* Data records
^^^^
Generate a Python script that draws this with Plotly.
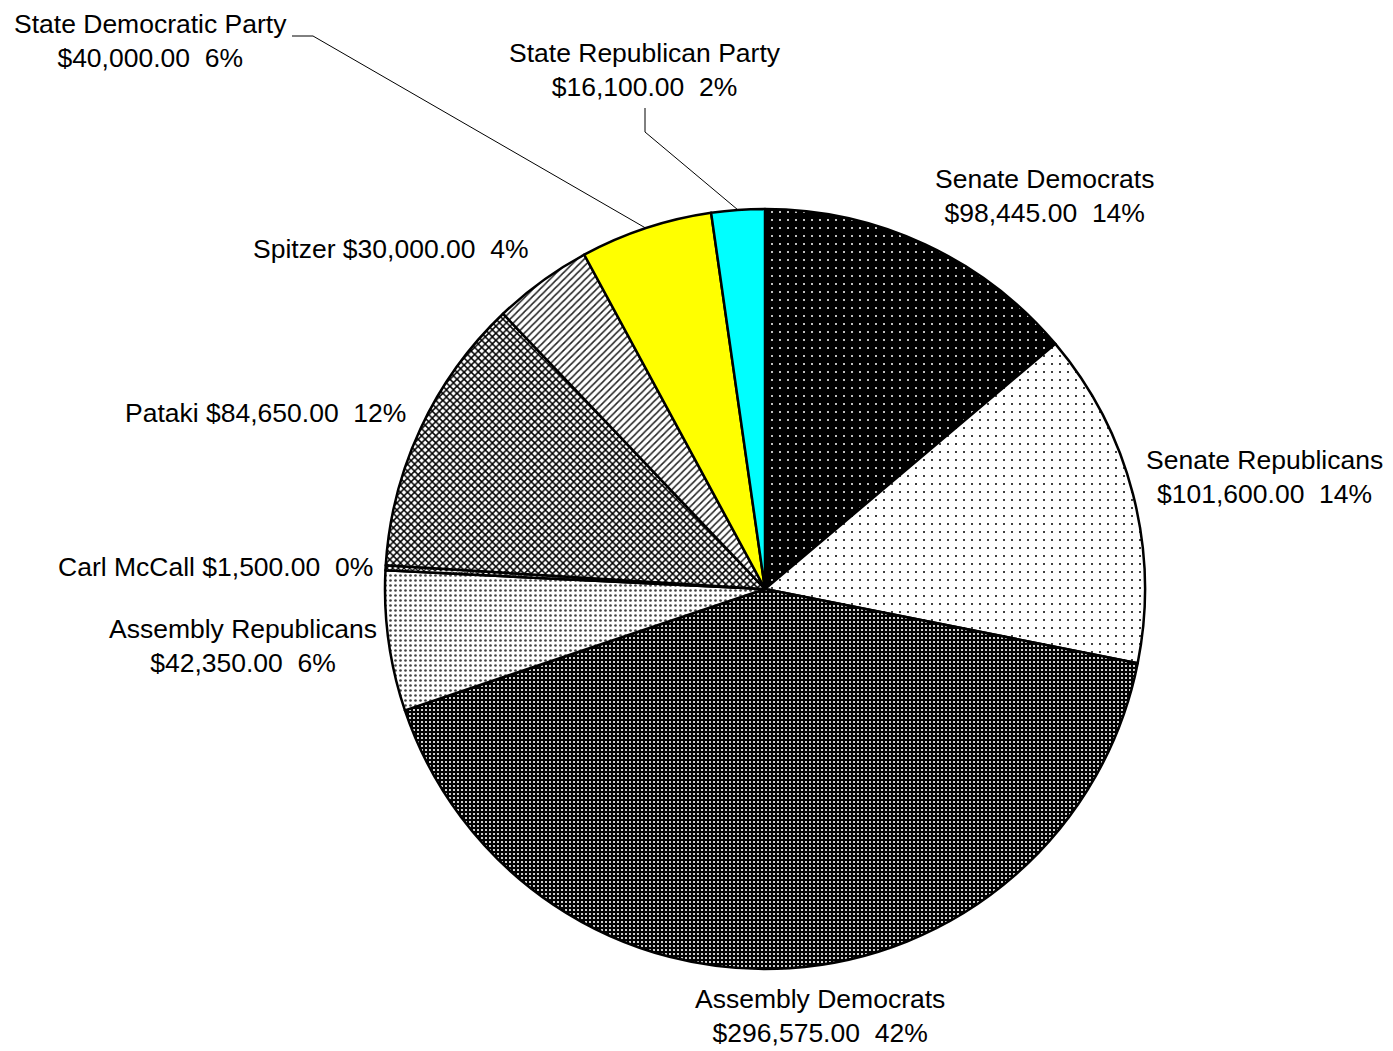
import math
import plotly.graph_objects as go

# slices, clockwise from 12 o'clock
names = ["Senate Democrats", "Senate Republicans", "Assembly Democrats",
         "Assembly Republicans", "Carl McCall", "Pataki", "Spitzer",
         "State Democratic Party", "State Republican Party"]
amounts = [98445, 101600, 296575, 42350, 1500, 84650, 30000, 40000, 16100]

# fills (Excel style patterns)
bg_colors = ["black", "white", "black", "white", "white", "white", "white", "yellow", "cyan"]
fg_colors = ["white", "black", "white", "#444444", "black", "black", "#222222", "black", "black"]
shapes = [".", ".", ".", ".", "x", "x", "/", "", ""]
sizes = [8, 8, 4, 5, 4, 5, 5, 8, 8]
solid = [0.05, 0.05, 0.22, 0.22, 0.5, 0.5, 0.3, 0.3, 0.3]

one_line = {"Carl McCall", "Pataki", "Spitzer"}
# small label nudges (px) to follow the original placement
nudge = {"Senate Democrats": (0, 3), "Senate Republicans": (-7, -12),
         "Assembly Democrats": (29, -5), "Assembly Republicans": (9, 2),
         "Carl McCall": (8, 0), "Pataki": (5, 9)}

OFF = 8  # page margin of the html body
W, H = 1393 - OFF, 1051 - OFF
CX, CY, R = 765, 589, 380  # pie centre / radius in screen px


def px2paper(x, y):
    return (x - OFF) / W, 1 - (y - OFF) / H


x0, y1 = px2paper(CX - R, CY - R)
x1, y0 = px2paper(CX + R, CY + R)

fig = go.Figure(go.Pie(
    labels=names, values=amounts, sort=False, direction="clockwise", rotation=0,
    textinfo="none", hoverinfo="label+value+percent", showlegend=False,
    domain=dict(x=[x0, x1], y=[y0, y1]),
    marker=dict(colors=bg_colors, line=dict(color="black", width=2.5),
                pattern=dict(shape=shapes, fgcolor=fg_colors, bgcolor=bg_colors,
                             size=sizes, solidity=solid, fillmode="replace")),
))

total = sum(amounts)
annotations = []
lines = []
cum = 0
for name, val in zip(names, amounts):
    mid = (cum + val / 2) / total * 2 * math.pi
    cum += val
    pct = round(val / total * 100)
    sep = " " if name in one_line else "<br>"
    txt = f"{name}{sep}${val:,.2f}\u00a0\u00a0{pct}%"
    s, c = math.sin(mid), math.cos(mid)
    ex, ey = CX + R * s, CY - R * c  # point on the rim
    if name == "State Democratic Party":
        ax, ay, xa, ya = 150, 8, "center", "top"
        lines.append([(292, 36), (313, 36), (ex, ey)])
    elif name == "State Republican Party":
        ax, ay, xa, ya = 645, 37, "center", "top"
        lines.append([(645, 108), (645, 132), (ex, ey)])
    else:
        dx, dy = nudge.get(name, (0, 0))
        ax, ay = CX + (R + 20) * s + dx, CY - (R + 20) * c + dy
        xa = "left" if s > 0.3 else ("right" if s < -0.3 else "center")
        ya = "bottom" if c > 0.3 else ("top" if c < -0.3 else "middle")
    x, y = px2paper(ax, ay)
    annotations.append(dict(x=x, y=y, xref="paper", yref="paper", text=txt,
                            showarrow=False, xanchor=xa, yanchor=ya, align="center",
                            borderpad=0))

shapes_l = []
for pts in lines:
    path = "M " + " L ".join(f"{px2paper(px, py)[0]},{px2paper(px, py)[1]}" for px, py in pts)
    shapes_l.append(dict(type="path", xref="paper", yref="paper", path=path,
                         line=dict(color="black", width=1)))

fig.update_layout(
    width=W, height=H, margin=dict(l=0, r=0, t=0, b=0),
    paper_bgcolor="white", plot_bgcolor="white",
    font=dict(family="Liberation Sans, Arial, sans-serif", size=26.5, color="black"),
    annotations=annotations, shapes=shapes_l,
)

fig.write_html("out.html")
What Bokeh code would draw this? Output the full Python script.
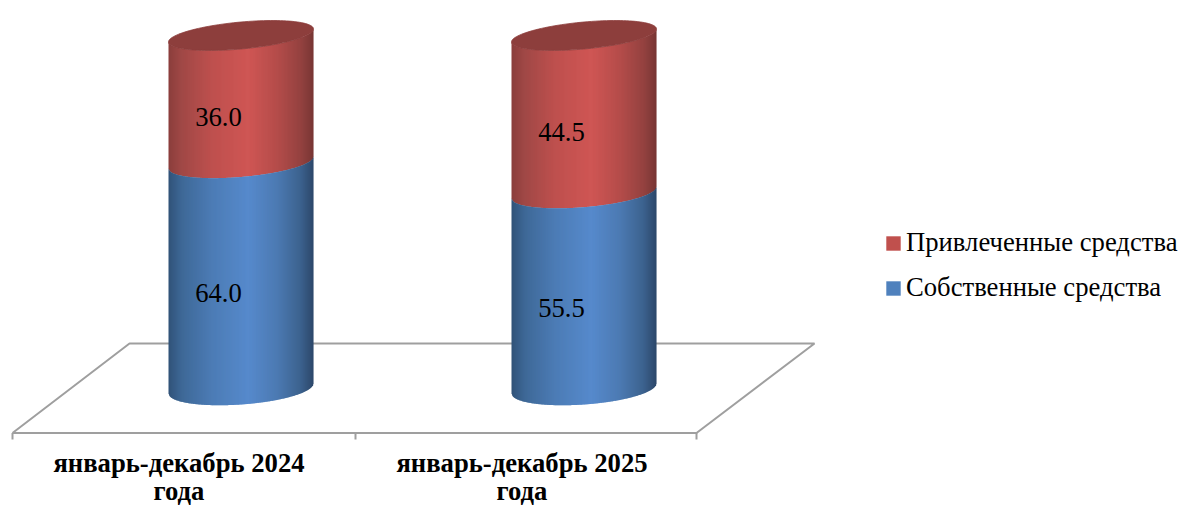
^^^^
* Task requirements
Copy the records above exactly, from the first line through the line containing "solid = [0.05, 0.05, 0.22, 0.22, 0.5, 0.5, 0.3, 0.3, 0.3]", and leave out the pictures.

* Written answer
Generate a Python script that draws this with Plotly.
import math
import plotly.graph_objects as go

# slices, clockwise from 12 o'clock
names = ["Senate Democrats", "Senate Republicans", "Assembly Democrats",
         "Assembly Republicans", "Carl McCall", "Pataki", "Spitzer",
         "State Democratic Party", "State Republican Party"]
amounts = [98445, 101600, 296575, 42350, 1500, 84650, 30000, 40000, 16100]

# fills (Excel style patterns)
bg_colors = ["black", "white", "black", "white", "white", "white", "white", "yellow", "cyan"]
fg_colors = ["white", "black", "white", "#444444", "black", "black", "#222222", "black", "black"]
shapes = [".", ".", ".", ".", "x", "x", "/", "", ""]
sizes = [8, 8, 4, 5, 4, 5, 5, 8, 8]
solid = [0.05, 0.05, 0.22, 0.22, 0.5, 0.5, 0.3, 0.3, 0.3]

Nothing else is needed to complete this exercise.